In February, thieves hacked into Bank Bangladesh’s interface with SWIFT’s network -- a fund-transfer pipeline that is the backbone of international finance.
They sent payment instructions to the Federal Reserve Bank of New York, telling it to transfer $951 million from Bank Bangladesh’s account to accounts in the Philippines. Most of the transactions were blocked but four went through, amounting to $81 million that remains missing.
Industry officials say it was long understood that the biggest weakness in the SWIFT system was users’ access points to the core network, since not all banks had strict security practices for safeguarding the keys to their SWIFT terminals.
However, Leibbrandt, a former management consultant with McKinsey who joined SWIFT in 2005 and has been CEO for four years, said that before February he had been unaware of any attempts to hack into a bank’s SWIFT terminal. Consequently, he concentrated SWIFT’s security activities on its own infrastructure.
After the Bangladesh theft, other banks came forward and revealed they had been victims of attacks. SWIFT discovered, by examining inquiries to its customer support department, that other banks had also likely been compromised.
The incidents have changed industry perceptions about how trustworthy SWIFT messages really are.
Last week, SWIFT unveiled measures to tighten up security throughout the broader system, including adding additional authentication factors to the software it sells users and the possible development of a service that would allow it to spot suspicious payment instructions sent across its network.
"NO HOLDS BARRED"
Some critics said SWIFT and the banks that own it should have acted earlier.
“With the evolution of cyber criminality over the last 10 years, why hasn’t SWIFT and the community done more?” said Leonard Schrank, who was SWIFT chief executive from 1992 to 2007.
“These are things that could have been done years ago,” he added.
Leibbrandt rejected such criticism. He said while he was under pressure to make the program a success, he was confident that hacking of clients' SWIFT architecture could be turned “into a nuisance rather than a potentially threatening situation”.
He said the planned measures would require investment. This may mean that SWIFT’s user banks may not continue to enjoy falling costs for sending messages.
It also means that SWIFT itself would shrink.
“We need to take a look at what we are doing.

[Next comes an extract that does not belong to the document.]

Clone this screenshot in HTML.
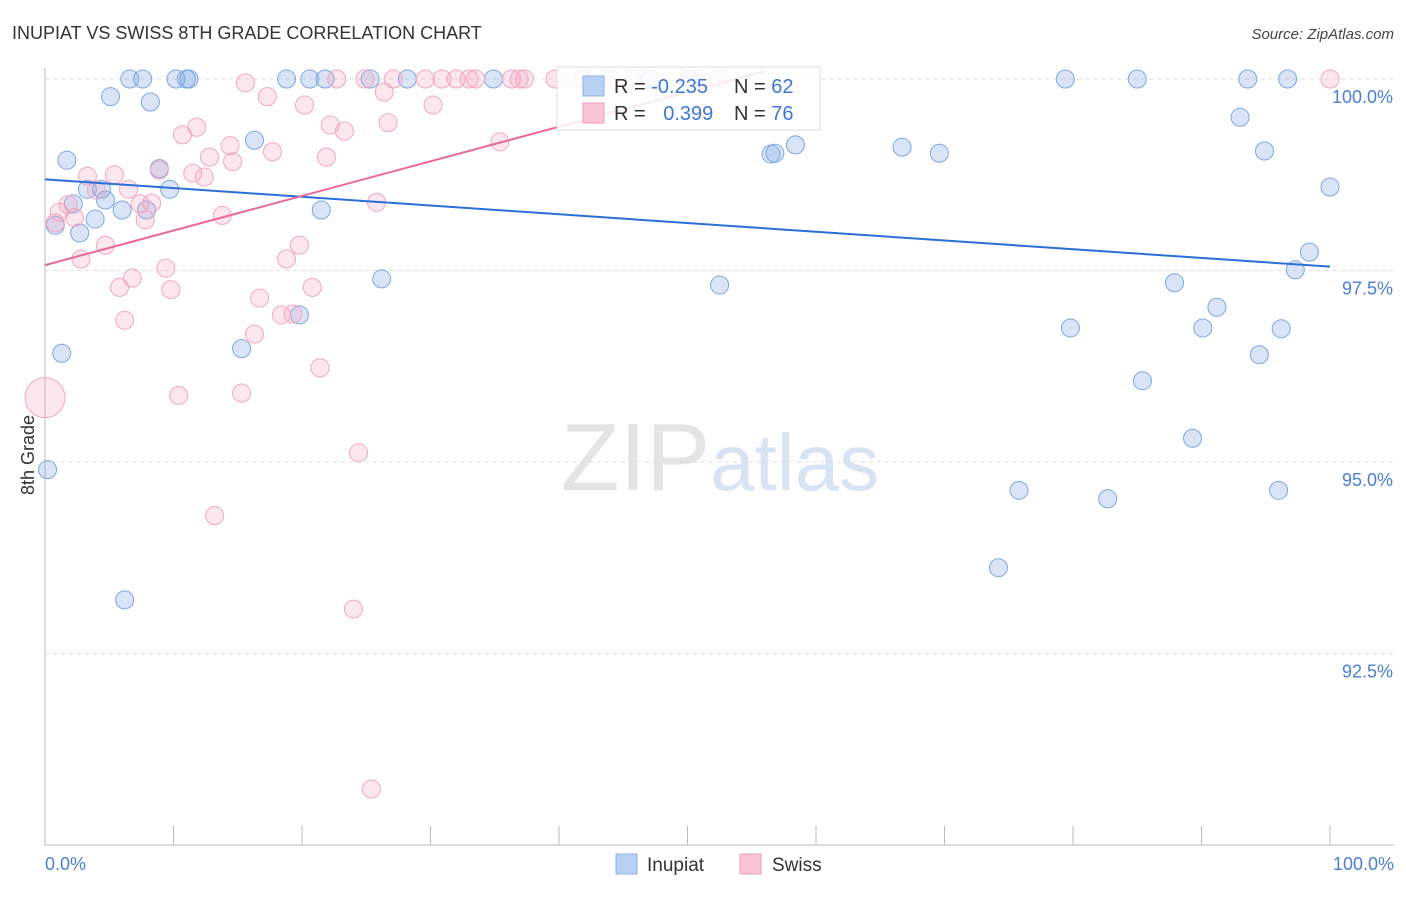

We cannot carry on with everything we did before and do this on top, that wouldn’t be credible,” the CEO said.
He said SWIFT would pull back from “a few areas” but declined to name any candidates.
“There are no holds barred in solving this problem, so as far as I am concerned, nothing is off the table.”
Some former SWIFT executives say that wouldn’t be a bad thing because the company has become involved in providing too many services.
For the past decade, revenue from non-core activities such as consulting and training has risen sharply and in 2014, the most recent year for which data is available, the core messaging service generated less than half of SWIFT’s total revenues for the first time.
John Doyle, who previously ran SWIFT’s North American business, said the unit which sells interfaces with the core network to banks could be spun off.
“They are going to be looking at things that don’t really add value to the core (messaging) service,” he said.